As well as revealing the fate of the brooding Lord Commander of the Night's Watch - which AFP will not spoil for fans who have not yet caught up - the writers hit viewers with a huge curve ball that had them rushing to social media to voice their shock.

On Twitter #GameOfThrones was the top trending hashtag worldwide for several hours before and after the HBO premiere on the United States east coast.

Fans speculated whether the season opener's title, The Red Woman, indicated that the Red Priestess Melisandre, played by Carice van Houten, would have a hand in bringing Snow back to life after he was stabbed by his mutinous underlings.

Instead, the title was a reference to a big reveal in the final moments of the episode. "Almost that time!" tweeted Houston Texans offensive tackle and Thrones fans Duane Brown as the episode was about to begin, before adding later an hour later: "What. The. Hell?"

British conservative columnist-novelist James Delingpole complained that he was "slightly upset that there was nothing in #GameofThrones episode one that really upset me."

"Back to the good ol' Sunday night ritual of sitting quietly for an hour and then suddenly yelling out 'NOOOOOOOO,'" tweeted New York-based fan Alex Lauer.

Game Of Thrones tells the story of noble families vying for control of the Iron Throne, all the while keeping one eye on the White Walkers leading hordes of the undead toward an invasion from the North.

The multiple Emmy-winning show and AMC's The Walking Dead have been hailed by analysts as examples of how cliffhangers can elevate already hotly-anticipated TV episodes into global media "events."

While The Walking Dead will still be working off Robert Kirkman's comic when it returns in the autumn, season six of Game Of Thrones has moved beyond George R.R. Martin's A Song Of Ice And Fire novels.

The Red Woman picked up where the season five finale left off, with Sansa and Theon on the run from the Boltons, Snow's body not yet cold, and Daenerys facing the Dothraki horde that picked her up at the end of season five.

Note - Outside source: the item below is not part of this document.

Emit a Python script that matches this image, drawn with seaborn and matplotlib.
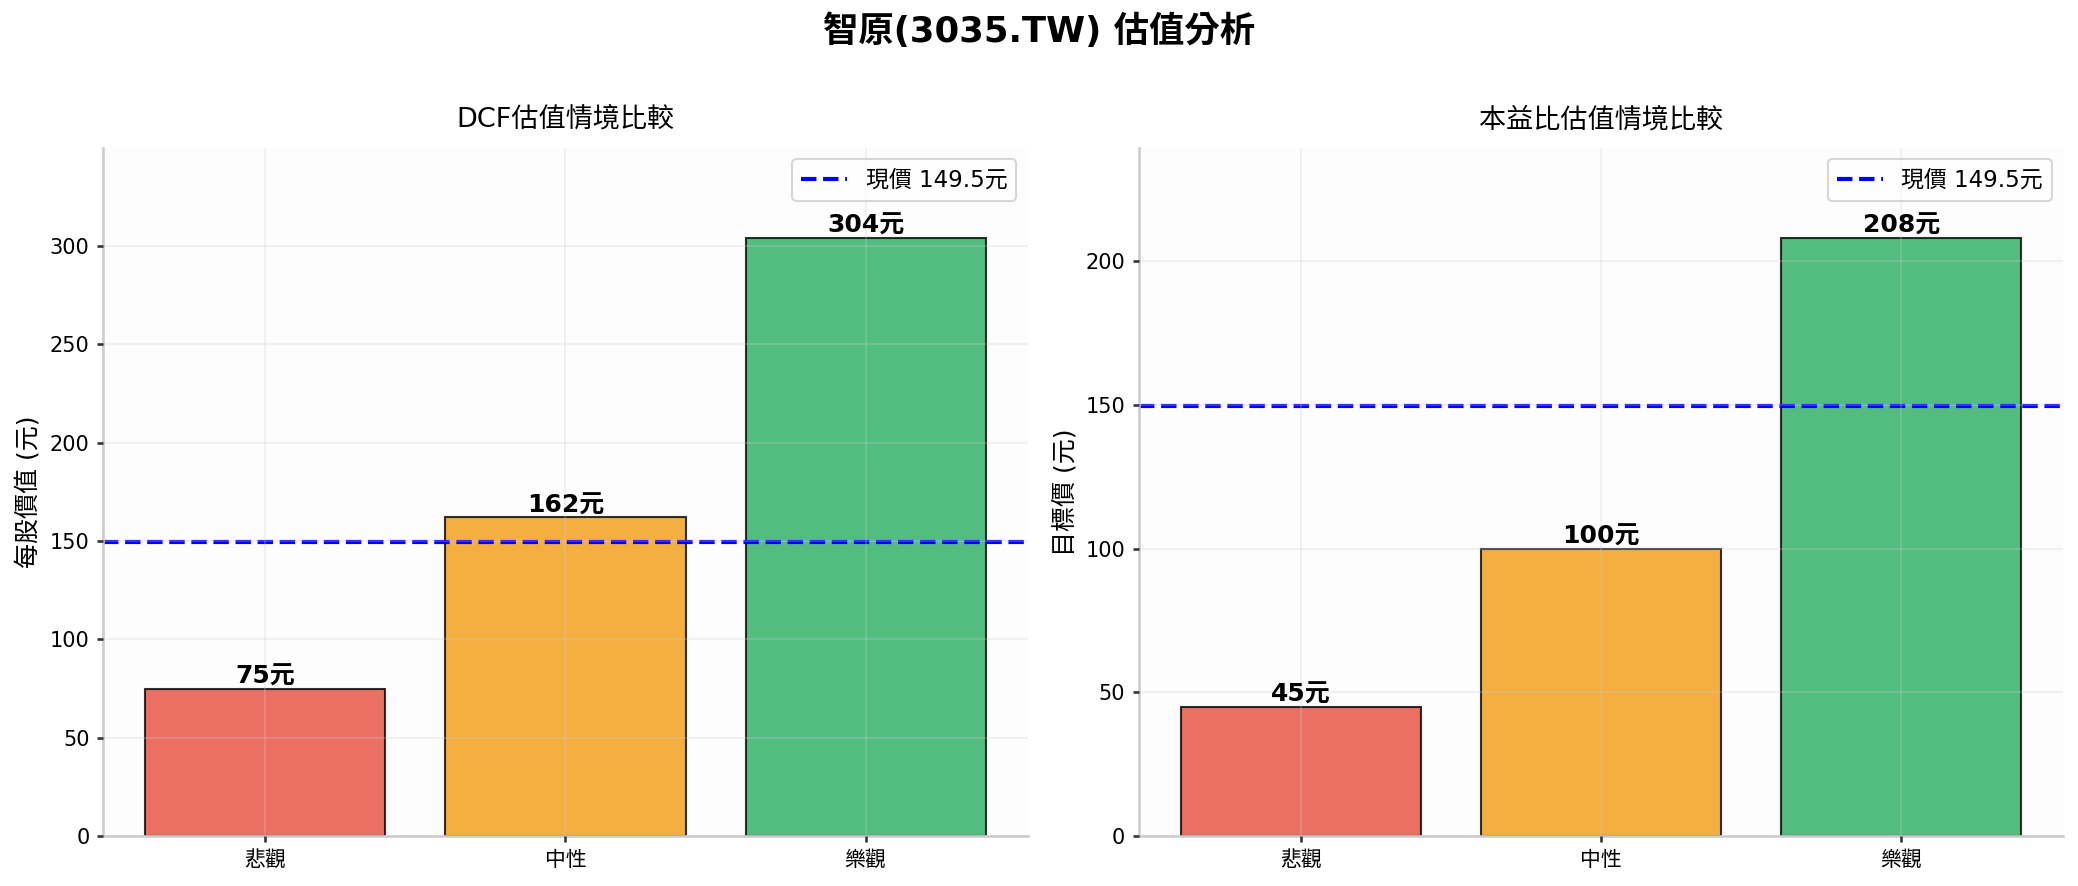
import matplotlib
matplotlib.use('Agg')
import matplotlib.pyplot as plt
import seaborn as sns
import pandas as pd

# Data
scenarios = ['悲觀', '中性', '樂觀']
dcf_values = [75, 162, 304]
pe_values = [45, 100, 208]
current_price = 149.5
bar_colors = ['#e74c3c', '#f39c12', '#27ae60']

sns.set_theme(style="whitegrid")
plt.rcParams['font.family'] = ['DejaVu Sans', 'Noto Sans CJK TC']
plt.rcParams['axes.unicode_minus'] = False
plt.rcParams['xtick.bottom'] = True
plt.rcParams['ytick.left'] = True
for key in ['text.color', 'axes.labelcolor', 'xtick.color', 'ytick.color']:
    plt.rcParams[key] = 'black'

fig, axes = plt.subplots(1, 2, figsize=(2078 / 150, 886 / 150), dpi=150)
fig.subplots_adjust(left=0.0496, right=0.993, bottom=0.056, top=0.833, wspace=0.12)
fig.suptitle('智原(3035.TW) 估值分析', fontsize=17, fontweight='bold', y=0.985)

panels = [
    (axes[0], dcf_values, 'DCF估值情境比較', '每股價值 (元)'),
    (axes[1], pe_values, '本益比估值情境比較', '目標價 (元)'),
]

for ax, values, title, ylabel in panels:
    df = pd.DataFrame({'情境': scenarios, '價值': values})
    sns.barplot(data=df, x='情境', y='價值', hue='情境', palette=bar_colors,
                saturation=1, alpha=0.8, edgecolor='black', linewidth=1,
                width=0.8, legend=False, ax=ax)
    ax.axhline(current_price, color='blue', linestyle='--', linewidth=2,
               label=f'現價 {current_price}元')
    for i, v in enumerate(values):
        ax.text(i, v, f'{v:.0f}元', ha='center', va='bottom',
                fontsize=12, fontweight='bold')
    n = len(values)
    pad = 0.05 * (n - 1 + 0.8)
    ax.set_xlim(-0.4 - pad, n - 1 + 0.4 + pad)
    ax.set_title(title, fontsize=13, pad=10)
    ax.set_xlabel('')
    ax.set_ylabel(ylabel, fontsize=12)
    ax.set_ylim(0, max(values) * 1.15)
    ax.set_facecolor('#fdfdfd')
    ax.set_axisbelow(False)
    ax.grid(True, alpha=0.25)
    ax.tick_params(axis='both', labelsize=10, length=3, color='#333333')
    ax.legend(loc='upper right', fontsize=11)
    sns.despine(ax=ax)
    for s in ['left', 'bottom']:
        ax.spines[s].set_color('#cccccc')

plt.savefig('out.png', dpi=150)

Everyone involved in the production had insisted Snow is definitely, irreversibly dead but conversation among fans has focused on how, rather than whether, he will be resurrected.

Elsewhere in the fictional land of Westeros there was plenty of blood, with Ellaria Sand and co-conspirators killing Prince Doran and his heir Trystane, while in King's Landing, Cersei mourned her murdered daughter, another victim of the Sand Snakes.

Back at the Wall, Castle Black was in disarray with members of the Night's Watch still loyal to Snow preparing bloody vengeance. "Fans may have worried that the show might suffer by straying from Martin's source material, but judging by the confidence of the premiere, those fears appear to be unfounded," wrote Laura Prudom of Variety magazine. "Whether the producers feel liberated by the chance to go off book a little more or by their record Emmy haul, Thrones certainly seems to have found its swagger in this dense, decisive hour."

With more than 20 million viewers per episode, the show's return had been touted as the biggest TV drama event since JR Ewing, the infamous antagonist in prime-time soap opera Dallas, was gunned down in 1980.

The first episode was mistakenly made available online for a few hours on Sunday, according to online fan forums, with some threads blaming a Canadian streaming website. Many dismissed the leak as a hoax but a number of fans seemingly managed to watch it and posted accurate plot spoilers and screen grabs on a Reddit thread and on the Internet Movie Database.

Three US cities - Atlanta, Boston and Denver - held theatre screenings at the same time as the east coast broadcast, while the ATX Television Festival in Austin, Texas, also screened the opener. In Britain, where The Red Woman show was being shown simultaneously on Sky Atlantic, weekly listings magazine the Radio Times ran a live blog starting two hours ahead of the broadcast. "Does rather feel like Jon is dead here - sorry guys," it posted six minutes after the show started.